*PROBLEM REQUIREMENTS:* In your copy, repeat the records exactly and leave out the pictures.

** Start **

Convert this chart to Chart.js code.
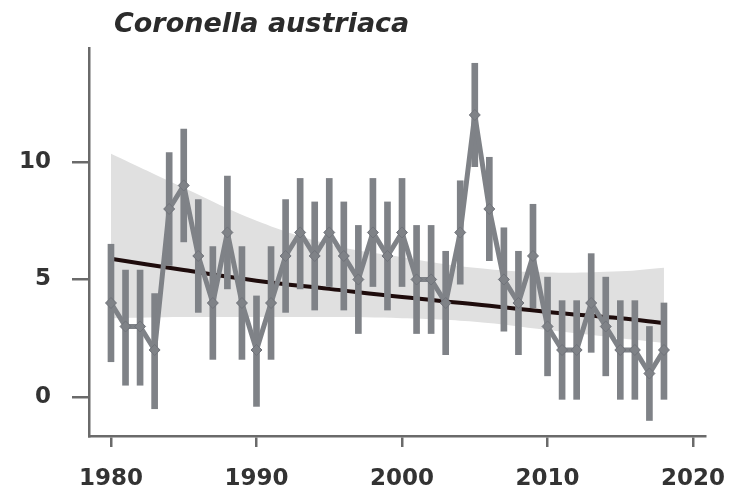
<!DOCTYPE html>
<html lang="en">
<head>
  <meta charset="UTF-8" />
  <title>Coronella austriaca</title>
  <script src="https://cdn.jsdelivr.net/npm/chart.js"></script>
  <style>
    body { margin: 0; background: #fff; }
    canvas { display: block; }
  </style>
</head>
<body>
  <canvas id="chart" width="734" height="495"></canvas>

  <script>
    // survey counts per year, with error bar ends
    const years = [1980, 1981, 1982, 1983, 1984, 1985, 1986, 1987, 1988, 1989,
                   1990, 1991, 1992, 1993, 1994, 1995, 1996, 1997, 1998, 1999,
                   2000, 2001, 2002, 2003, 2004, 2005, 2006, 2007, 2008, 2009,
                   2010, 2011, 2012, 2013, 2014, 2015, 2016, 2017, 2018];
    const counts = [4, 3, 3, 2, 8, 9, 6, 4, 7, 4,
                    2, 4, 6, 7, 6, 7, 6, 5, 7, 6,
                    7, 5, 5, 4, 7, 12, 8, 5, 4, 6,
                    3, 2, 2, 4, 3, 2, 2, 1, 2];
    const lower = [1.5, 0.5, 0.5, -0.5, 5.6, 6.6, 3.6, 1.6, 4.6, 1.6,
                   -0.4, 1.6, 3.6, 4.6, 3.7, 4.7, 3.7, 2.7, 4.7, 3.7,
                   4.7, 2.7, 2.7, 1.8, 4.8, 9.8, 5.8, 2.8, 1.8, 3.8,
                   0.9, -0.1, -0.1, 1.9, 0.9, -0.1, -0.1, -1.0, -0.1];
    const upper = [6.5, 5.4, 5.4, 4.4, 10.4, 11.4, 8.4, 6.4, 9.4, 6.4,
                   4.3, 6.4, 8.4, 9.3, 8.3, 9.3, 8.3, 7.3, 9.3, 8.3,
                   9.3, 7.3, 7.3, 6.2, 9.2, 14.2, 10.2, 7.2, 6.2, 8.2,
                   5.1, 4.1, 4.1, 6.1, 5.1, 4.1, 4.1, 3.0, 4.0];

    // fitted trend and its confidence band
    const trendYears = [1980, 1985, 1990, 1995, 2000, 2005, 2010, 2015, 2018];
    const trend = [5.88, 5.4, 4.95, 4.6, 4.25, 3.95, 3.62, 3.35, 3.15];
    const bandLow = [3.35, 3.4, 3.4, 3.4, 3.35, 3.2, 2.85, 2.5, 2.3];
    const bandHigh = [10.35, 8.9, 7.5, 6.5, 5.95, 5.5, 5.3, 5.35, 5.5];

    const xTicks = [1980, 1990, 2000, 2010, 2020];
    const yTicks = [0, 5, 10];
    const title = 'Coronella austriaca';

    const grey = '#7f8287';
    const axisCol = '#6a6a6a';
    const textCol = '#333333';

    Chart.defaults.font.family = '"DejaVu Sans", sans-serif';

    const pts = (xs, ys) => xs.map((x, i) => ({ x: x, y: ys[i] }));

    const titlePlugin = {
      id: 'titleText',
      afterDraw(chart) {
        const c = chart.ctx;
        c.save();
        c.font = 'italic bold 27px "DejaVu Sans"';
        c.fillStyle = '#2b2b2b';
        c.textBaseline = 'alphabetic';
        c.fillText(title, 114, 32);
        c.restore();
      }
    };

    new Chart(document.getElementById('chart'), {
      type: 'line',
      data: {
        datasets: [
          {
            data: pts(trendYears, bandLow),
            borderWidth: 0,
            pointRadius: 0,
            tension: 0.4,
            order: 5
          },
          {
            data: pts(trendYears, bandHigh),
            borderWidth: 0,
            pointRadius: 0,
            tension: 0.4,
            fill: '-1',
            backgroundColor: '#e0e0e0',
            order: 4
          },
          {
            data: pts(trendYears, trend),
            borderColor: '#1e0c0c',
            borderWidth: 4,
            pointRadius: 0,
            tension: 0.4,
            order: 3
          },
          {
            type: 'bar',
            data: years.map((x, i) => ({ x: x, y: [lower[i], upper[i]] })),
            backgroundColor: grey,
            borderWidth: 0,
            barThickness: 6,
            order: 2
          },
          {
            data: pts(years, counts),
            borderColor: grey,
            borderWidth: 5,
            pointStyle: 'rectRot',
            pointRadius: 5.5,
            pointBackgroundColor: grey,
            pointBorderColor: '#70737a',
            pointBorderWidth: 1,
            tension: 0,
            order: 1
          }
        ]
      },
      options: {
        responsive: false,
        animation: false,
        layout: { padding: { top: 48, right: 29, left: 0, bottom: 0 } },
        plugins: {
          legend: { display: false },
          tooltip: { enabled: false }
        },
        scales: {
          x: {
            type: 'linear',
            min: 1978.49,
            max: 2020.82,
            offset: false,
            afterBuildTicks: s => { s.ticks = xTicks.map(v => ({ value: v })); },
            afterFit: s => { s.height = 59; s.paddingLeft = 0; s.paddingRight = 0; },
            ticks: {
              color: textCol,
              font: { size: 23, weight: 'bold' },
              padding: 18,
              maxRotation: 0,
              callback: v => String(v)
            },
            grid: {
              offset: false,
              drawOnChartArea: false,
              tickLength: 11,
              color: axisCol,
              lineWidth: 2.5
            },
            border: { display: true, color: axisCol, width: 2.5 }
          },
          y: {
            min: -1.66,
            max: 14.85,
            afterBuildTicks: s => { s.ticks = yTicks.map(v => ({ value: v })); },
            afterFit: s => { s.width = 89; s.paddingTop = 0; s.paddingBottom = 0; },
            ticks: {
              color: textCol,
              font: { size: 23, weight: 'bold' },
              padding: 21,
              callback: v => String(v)
            },
            grid: {
              drawOnChartArea: false,
              tickLength: 17,
              color: axisCol,
              lineWidth: 2.5
            },
            border: { display: true, color: axisCol, width: 2.5 }
          }
        }
      },
      plugins: [titlePlugin]
    });
  </script>
</body>
</html>
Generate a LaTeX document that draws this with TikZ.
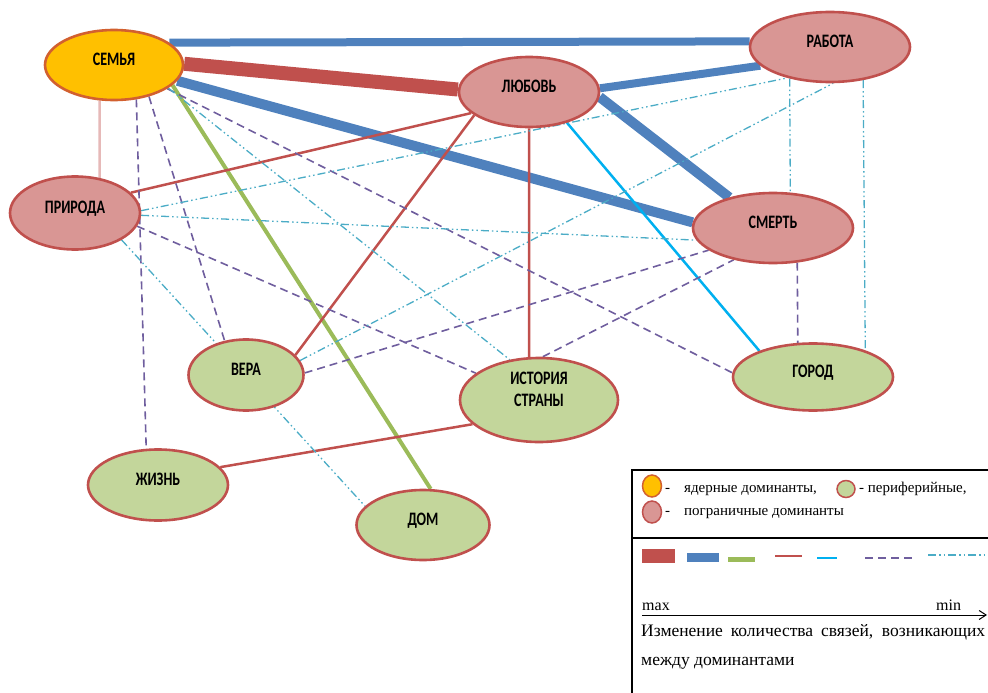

** End **

*OUTPUT FOR THIS TASK:*
Convert this chart to Chart.js code.
<!DOCTYPE html>
<html lang="en">
<head>
  <meta charset="UTF-8" />
  <title>Coronella austriaca</title>
  <script src="https://cdn.jsdelivr.net/npm/chart.js"></script>
  <style>
    body { margin: 0; background: #fff; }
    canvas { display: block; }
  </style>
</head>
<body>
  <canvas id="chart" width="734" height="495"></canvas>

  <script>
    // survey counts per year, with error bar ends
    const years = [1980, 1981, 1982, 1983, 1984, 1985, 1986, 1987, 1988, 1989,
                   1990, 1991, 1992, 1993, 1994, 1995, 1996, 1997, 1998, 1999,
                   2000, 2001, 2002, 2003, 2004, 2005, 2006, 2007, 2008, 2009,
                   2010, 2011, 2012, 2013, 2014, 2015, 2016, 2017, 2018];
    const counts = [4, 3, 3, 2, 8, 9, 6, 4, 7, 4,
                    2, 4, 6, 7, 6, 7, 6, 5, 7, 6,
                    7, 5, 5, 4, 7, 12, 8, 5, 4, 6,
                    3, 2, 2, 4, 3, 2, 2, 1, 2];
    const lower = [1.5, 0.5, 0.5, -0.5, 5.6, 6.6, 3.6, 1.6, 4.6, 1.6,
                   -0.4, 1.6, 3.6, 4.6, 3.7, 4.7, 3.7, 2.7, 4.7, 3.7,
                   4.7, 2.7, 2.7, 1.8, 4.8, 9.8, 5.8, 2.8, 1.8, 3.8,
                   0.9, -0.1, -0.1, 1.9, 0.9, -0.1, -0.1, -1.0, -0.1];
    const upper = [6.5, 5.4, 5.4, 4.4, 10.4, 11.4, 8.4, 6.4, 9.4, 6.4,
                   4.3, 6.4, 8.4, 9.3, 8.3, 9.3, 8.3, 7.3, 9.3, 8.3,
                   9.3, 7.3, 7.3, 6.2, 9.2, 14.2, 10.2, 7.2, 6.2, 8.2,
                   5.1, 4.1, 4.1, 6.1, 5.1, 4.1, 4.1, 3.0, 4.0];

    // fitted trend and its confidence band
    const trendYears = [1980, 1985, 1990, 1995, 2000, 2005, 2010, 2015, 2018];
    const trend = [5.88, 5.4, 4.95, 4.6, 4.25, 3.95, 3.62, 3.35, 3.15];
    const bandLow = [3.35, 3.4, 3.4, 3.4, 3.35, 3.2, 2.85, 2.5, 2.3];
    const bandHigh = [10.35, 8.9, 7.5, 6.5, 5.95, 5.5, 5.3, 5.35, 5.5];

    const xTicks = [1980, 1990, 2000, 2010, 2020];
    const yTicks = [0, 5, 10];
    const title = 'Coronella austriaca';

    const grey = '#7f8287';
    const axisCol = '#6a6a6a';
    const textCol = '#333333';

    Chart.defaults.font.family = '"DejaVu Sans", sans-serif';

    const pts = (xs, ys) => xs.map((x, i) => ({ x: x, y: ys[i] }));

    const titlePlugin = {
      id: 'titleText',
      afterDraw(chart) {
        const c = chart.ctx;
        c.save();
        c.font = 'italic bold 27px "DejaVu Sans"';
        c.fillStyle = '#2b2b2b';
        c.textBaseline = 'alphabetic';
        c.fillText(title, 114, 32);
        c.restore();
      }
    };

    new Chart(document.getElementById('chart'), {
      type: 'line',
      data: {
        datasets: [
          {
            data: pts(trendYears, bandLow),
            borderWidth: 0,
            pointRadius: 0,
            tension: 0.4,
            order: 5
          },
          {
            data: pts(trendYears, bandHigh),
            borderWidth: 0,
            pointRadius: 0,
            tension: 0.4,
            fill: '-1',
            backgroundColor: '#e0e0e0',
            order: 4
          },
          {
            data: pts(trendYears, trend),
            borderColor: '#1e0c0c',
            borderWidth: 4,
            pointRadius: 0,
            tension: 0.4,
            order: 3
          },
          {
            type: 'bar',
            data: years.map((x, i) => ({ x: x, y: [lower[i], upper[i]] })),
            backgroundColor: grey,
            borderWidth: 0,
            barThickness: 6,
            order: 2
          },
          {
            data: pts(years, counts),
            borderColor: grey,
            borderWidth: 5,
            pointStyle: 'rectRot',
            pointRadius: 5.5,
            pointBackgroundColor: grey,
            pointBorderColor: '#70737a',
            pointBorderWidth: 1,
            tension: 0,
            order: 1
          }
        ]
      },
      options: {
        responsive: false,
        animation: false,
        layout: { padding: { top: 48, right: 29, left: 0, bottom: 0 } },
        plugins: {
          legend: { display: false },
          tooltip: { enabled: false }
        },
        scales: {
          x: {
            type: 'linear',
            min: 1978.49,
            max: 2020.82,
            offset: false,
            afterBuildTicks: s => { s.ticks = xTicks.map(v => ({ value: v })); },
            afterFit: s => { s.height = 59; s.paddingLeft = 0; s.paddingRight = 0; },
            ticks: {
              color: textCol,
              font: { size: 23, weight: 'bold' },
              padding: 18,
              maxRotation: 0,
              callback: v => String(v)
            },
            grid: {
              offset: false,
              drawOnChartArea: false,
              tickLength: 11,
              color: axisCol,
              lineWidth: 2.5
            },
            border: { display: true, color: axisCol, width: 2.5 }
          },
          y: {
            min: -1.66,
            max: 14.85,
            afterBuildTicks: s => { s.ticks = yTicks.map(v => ({ value: v })); },
            afterFit: s => { s.width = 89; s.paddingTop = 0; s.paddingBottom = 0; },
            ticks: {
              color: textCol,
              font: { size: 23, weight: 'bold' },
              padding: 21,
              callback: v => String(v)
            },
            grid: {
              drawOnChartArea: false,
              tickLength: 17,
              color: axisCol,
              lineWidth: 2.5
            },
            border: { display: true, color: axisCol, width: 2.5 }
          }
        }
      },
      plugins: [titlePlugin]
    });
  </script>
</body>
</html>
Generate a LaTeX document that draws this with TikZ.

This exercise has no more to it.